Thursday 5 March 2009

Dutch cycling retains its popularity

Velomondial points to the latest version of the wonderful "Cycling in the Netherlands" document from the Fietsberaad. I highly recommend a read of this document. It contains a lot of statistics, but gives them in an easy to read form with some really wonderful photos.

Commentators from elsewhere may be interested in this passage from page 71 (page 36 of the PDF file): "Wearing a bicycle helmet for daily trips is unusual in the Netherlands. Only competitive cyclists or mountain bikers tend to wear a helmet for their sport. Some parents give young children bicycle helmets. Usually the helmet is simply packed away for good before the offspring are 10 years old. There is certainly no support for mandatory helmeting. The fear exists that making it mandatory would cause a drop in bicycle use."

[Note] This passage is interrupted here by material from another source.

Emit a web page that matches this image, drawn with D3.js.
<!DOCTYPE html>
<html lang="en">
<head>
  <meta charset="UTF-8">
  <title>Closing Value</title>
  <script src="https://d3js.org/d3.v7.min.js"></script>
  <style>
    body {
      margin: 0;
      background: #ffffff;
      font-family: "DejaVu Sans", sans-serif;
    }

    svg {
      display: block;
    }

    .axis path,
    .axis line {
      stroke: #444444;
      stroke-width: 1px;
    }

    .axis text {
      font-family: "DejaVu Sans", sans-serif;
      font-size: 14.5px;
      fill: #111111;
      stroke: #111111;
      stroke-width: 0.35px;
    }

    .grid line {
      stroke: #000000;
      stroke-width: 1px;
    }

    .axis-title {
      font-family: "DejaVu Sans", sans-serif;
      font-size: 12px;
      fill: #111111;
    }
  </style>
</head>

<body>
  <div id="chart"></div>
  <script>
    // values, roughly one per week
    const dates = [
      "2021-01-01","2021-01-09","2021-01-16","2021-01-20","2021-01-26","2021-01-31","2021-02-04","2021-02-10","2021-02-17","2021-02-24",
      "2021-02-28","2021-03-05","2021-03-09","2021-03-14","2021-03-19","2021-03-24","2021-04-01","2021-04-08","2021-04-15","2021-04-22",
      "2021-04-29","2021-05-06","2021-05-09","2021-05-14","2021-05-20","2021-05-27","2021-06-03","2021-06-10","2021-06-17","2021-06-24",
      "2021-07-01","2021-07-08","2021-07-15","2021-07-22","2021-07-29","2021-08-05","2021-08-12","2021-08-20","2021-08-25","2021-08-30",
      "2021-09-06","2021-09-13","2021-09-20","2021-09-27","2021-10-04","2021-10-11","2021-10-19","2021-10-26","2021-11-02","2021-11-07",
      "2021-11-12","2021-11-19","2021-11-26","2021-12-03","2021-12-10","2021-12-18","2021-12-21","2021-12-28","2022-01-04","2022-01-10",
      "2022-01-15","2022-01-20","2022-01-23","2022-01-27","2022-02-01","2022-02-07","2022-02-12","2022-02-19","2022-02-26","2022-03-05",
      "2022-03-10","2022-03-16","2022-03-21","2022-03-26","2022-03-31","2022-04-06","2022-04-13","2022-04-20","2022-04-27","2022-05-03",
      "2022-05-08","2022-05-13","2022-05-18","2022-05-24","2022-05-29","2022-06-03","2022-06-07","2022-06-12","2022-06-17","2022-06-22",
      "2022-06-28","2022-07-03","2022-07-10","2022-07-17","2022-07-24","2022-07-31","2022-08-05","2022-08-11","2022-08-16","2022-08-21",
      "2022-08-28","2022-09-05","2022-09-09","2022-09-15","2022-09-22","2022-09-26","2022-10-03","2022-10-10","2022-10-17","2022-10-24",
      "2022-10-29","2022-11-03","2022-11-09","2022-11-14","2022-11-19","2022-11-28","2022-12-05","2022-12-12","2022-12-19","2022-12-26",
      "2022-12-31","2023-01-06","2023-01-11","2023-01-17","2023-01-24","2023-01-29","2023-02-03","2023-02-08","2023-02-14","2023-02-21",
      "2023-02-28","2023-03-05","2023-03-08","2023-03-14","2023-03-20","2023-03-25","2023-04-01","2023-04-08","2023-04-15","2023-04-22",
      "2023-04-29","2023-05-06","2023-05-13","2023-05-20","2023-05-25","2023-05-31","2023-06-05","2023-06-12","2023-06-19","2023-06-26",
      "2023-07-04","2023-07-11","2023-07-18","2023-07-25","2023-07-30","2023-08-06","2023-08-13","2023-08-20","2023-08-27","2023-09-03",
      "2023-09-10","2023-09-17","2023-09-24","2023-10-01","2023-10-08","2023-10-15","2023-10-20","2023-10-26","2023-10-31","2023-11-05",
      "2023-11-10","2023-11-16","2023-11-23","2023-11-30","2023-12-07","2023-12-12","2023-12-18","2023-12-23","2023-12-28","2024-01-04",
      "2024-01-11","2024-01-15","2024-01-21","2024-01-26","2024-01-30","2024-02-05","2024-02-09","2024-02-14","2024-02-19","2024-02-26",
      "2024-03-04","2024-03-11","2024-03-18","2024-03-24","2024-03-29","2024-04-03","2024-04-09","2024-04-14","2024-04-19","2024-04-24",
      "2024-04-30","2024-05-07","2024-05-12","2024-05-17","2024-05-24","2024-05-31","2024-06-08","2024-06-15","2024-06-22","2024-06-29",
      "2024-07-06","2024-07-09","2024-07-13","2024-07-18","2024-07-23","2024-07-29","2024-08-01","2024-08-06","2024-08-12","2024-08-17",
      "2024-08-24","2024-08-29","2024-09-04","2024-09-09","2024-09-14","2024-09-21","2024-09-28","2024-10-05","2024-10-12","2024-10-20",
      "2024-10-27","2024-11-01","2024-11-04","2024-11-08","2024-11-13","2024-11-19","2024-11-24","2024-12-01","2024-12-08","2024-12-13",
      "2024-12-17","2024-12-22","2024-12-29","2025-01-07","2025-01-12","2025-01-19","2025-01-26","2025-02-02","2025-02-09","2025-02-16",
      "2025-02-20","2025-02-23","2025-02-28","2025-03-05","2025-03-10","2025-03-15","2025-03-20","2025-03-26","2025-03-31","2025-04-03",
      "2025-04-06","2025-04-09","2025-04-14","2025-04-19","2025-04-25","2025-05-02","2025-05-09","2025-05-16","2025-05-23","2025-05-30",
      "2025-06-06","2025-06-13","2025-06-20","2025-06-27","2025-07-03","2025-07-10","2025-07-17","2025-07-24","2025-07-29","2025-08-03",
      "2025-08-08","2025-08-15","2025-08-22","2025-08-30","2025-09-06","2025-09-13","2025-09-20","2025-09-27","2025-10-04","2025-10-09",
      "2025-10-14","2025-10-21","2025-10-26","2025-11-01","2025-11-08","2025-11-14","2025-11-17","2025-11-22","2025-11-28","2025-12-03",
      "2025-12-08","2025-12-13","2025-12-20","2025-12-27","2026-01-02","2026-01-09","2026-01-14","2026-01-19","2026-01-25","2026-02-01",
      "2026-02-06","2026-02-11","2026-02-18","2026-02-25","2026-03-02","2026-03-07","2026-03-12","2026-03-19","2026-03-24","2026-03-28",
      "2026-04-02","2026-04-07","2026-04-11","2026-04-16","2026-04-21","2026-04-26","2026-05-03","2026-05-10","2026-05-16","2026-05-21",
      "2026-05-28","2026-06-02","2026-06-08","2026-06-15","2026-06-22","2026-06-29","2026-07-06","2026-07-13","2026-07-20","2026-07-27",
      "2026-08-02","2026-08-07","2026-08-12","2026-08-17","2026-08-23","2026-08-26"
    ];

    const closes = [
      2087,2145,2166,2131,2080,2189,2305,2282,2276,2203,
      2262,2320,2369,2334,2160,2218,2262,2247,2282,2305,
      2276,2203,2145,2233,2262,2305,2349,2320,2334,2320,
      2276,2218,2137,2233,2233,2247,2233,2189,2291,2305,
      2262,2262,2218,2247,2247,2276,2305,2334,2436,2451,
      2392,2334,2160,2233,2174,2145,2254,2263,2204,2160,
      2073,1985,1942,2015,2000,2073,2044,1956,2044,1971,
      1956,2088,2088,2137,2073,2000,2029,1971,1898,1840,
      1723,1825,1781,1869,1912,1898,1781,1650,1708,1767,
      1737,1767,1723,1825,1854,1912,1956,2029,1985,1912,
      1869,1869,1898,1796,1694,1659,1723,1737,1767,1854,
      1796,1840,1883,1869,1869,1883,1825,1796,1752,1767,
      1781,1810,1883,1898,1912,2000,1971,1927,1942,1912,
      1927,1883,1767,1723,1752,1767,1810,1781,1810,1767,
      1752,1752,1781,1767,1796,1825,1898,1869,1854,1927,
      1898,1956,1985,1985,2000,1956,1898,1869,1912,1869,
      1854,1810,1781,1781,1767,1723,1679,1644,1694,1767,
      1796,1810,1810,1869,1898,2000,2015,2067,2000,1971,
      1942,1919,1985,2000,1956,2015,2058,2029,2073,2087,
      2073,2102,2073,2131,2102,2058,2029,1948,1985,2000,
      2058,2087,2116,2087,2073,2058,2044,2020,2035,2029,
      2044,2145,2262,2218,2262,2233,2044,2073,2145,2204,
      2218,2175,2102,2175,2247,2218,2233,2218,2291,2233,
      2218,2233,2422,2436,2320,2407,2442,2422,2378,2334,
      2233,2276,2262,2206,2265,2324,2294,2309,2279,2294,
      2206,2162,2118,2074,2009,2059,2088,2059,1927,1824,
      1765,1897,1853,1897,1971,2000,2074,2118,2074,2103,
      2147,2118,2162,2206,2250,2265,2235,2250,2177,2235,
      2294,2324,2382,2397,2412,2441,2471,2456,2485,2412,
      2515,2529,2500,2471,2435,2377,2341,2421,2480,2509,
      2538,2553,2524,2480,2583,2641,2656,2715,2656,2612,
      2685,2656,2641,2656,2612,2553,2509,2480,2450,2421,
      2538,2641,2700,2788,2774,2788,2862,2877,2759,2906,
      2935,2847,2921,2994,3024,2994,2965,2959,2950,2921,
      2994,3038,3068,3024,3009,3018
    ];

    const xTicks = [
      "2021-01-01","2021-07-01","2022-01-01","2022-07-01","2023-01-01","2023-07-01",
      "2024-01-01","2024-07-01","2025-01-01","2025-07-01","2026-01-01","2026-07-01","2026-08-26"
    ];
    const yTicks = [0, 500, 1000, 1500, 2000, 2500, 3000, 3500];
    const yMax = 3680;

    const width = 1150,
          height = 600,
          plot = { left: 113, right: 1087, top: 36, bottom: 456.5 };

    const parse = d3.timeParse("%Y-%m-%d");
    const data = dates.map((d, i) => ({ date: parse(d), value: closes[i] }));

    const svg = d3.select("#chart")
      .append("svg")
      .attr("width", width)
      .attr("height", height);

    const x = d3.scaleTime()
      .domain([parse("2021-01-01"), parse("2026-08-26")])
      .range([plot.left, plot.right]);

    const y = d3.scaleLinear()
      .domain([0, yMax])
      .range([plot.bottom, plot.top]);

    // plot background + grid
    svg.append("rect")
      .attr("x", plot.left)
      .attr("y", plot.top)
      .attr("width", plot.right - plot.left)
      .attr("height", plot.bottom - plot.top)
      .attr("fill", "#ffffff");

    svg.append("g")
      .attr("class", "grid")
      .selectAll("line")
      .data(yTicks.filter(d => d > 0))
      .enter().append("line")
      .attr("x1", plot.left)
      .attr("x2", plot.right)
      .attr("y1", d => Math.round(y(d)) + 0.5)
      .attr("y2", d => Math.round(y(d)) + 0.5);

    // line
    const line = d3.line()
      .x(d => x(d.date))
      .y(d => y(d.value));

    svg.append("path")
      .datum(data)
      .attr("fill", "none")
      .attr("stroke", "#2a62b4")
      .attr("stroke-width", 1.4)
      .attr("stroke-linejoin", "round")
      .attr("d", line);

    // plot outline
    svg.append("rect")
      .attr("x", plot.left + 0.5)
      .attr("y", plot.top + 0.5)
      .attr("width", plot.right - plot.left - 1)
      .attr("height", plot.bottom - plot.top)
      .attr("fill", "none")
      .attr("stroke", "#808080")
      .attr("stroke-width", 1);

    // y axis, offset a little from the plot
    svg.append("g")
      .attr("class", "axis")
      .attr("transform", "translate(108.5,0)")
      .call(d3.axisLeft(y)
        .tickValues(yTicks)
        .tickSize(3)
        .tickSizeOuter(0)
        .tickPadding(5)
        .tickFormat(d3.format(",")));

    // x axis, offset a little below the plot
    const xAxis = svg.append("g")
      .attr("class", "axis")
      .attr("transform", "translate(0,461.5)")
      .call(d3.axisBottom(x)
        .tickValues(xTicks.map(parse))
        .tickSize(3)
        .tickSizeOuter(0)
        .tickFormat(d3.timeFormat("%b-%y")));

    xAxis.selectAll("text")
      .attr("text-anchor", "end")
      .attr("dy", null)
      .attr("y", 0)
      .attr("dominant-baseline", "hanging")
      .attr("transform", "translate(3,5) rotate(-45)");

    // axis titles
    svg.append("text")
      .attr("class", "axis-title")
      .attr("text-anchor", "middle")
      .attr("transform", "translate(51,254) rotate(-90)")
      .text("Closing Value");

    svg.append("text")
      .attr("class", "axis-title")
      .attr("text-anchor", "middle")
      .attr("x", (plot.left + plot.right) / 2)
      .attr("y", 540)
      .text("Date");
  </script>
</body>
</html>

Pushing of cycle helmets has recently been blamed for a reduction in cycling in Denmark.

Policies here are still aimed mainly at increasing cycle usage by improving infrastructure to result in an improved experience for cyclists. This has been pursued to a greater extent than in any other country and it has succeeded to a greater extent than in any other country. Overall, the Netherlands still has by far the highest cycling rate with 26% of journeys by bike. Denmark is still in second place with around 19% of journeys by bike and by way of comparison, the English speaking countries all still have around 1% of journeys by bicycle.

The photo shows bikes outside a village church last Sunday. This is a popular way of getting to church. Sadly, the Danish cycling rate dropped since this article was written.

1 comment:

Anonymous said...

David... There is intense pressure to wear a helmet in the U.S. I wear one mostly out of habit. I'm not suffering under the delusion that it will be of any help if I'm hit by a car. In a move that can only be described as lunatic heresy, I gave my 14-year-old daughter the option to wear one or not. She chooses not to. Although I've taught her the rules of the road and try to always model best practices, this move makes me a bad parent in the U.S.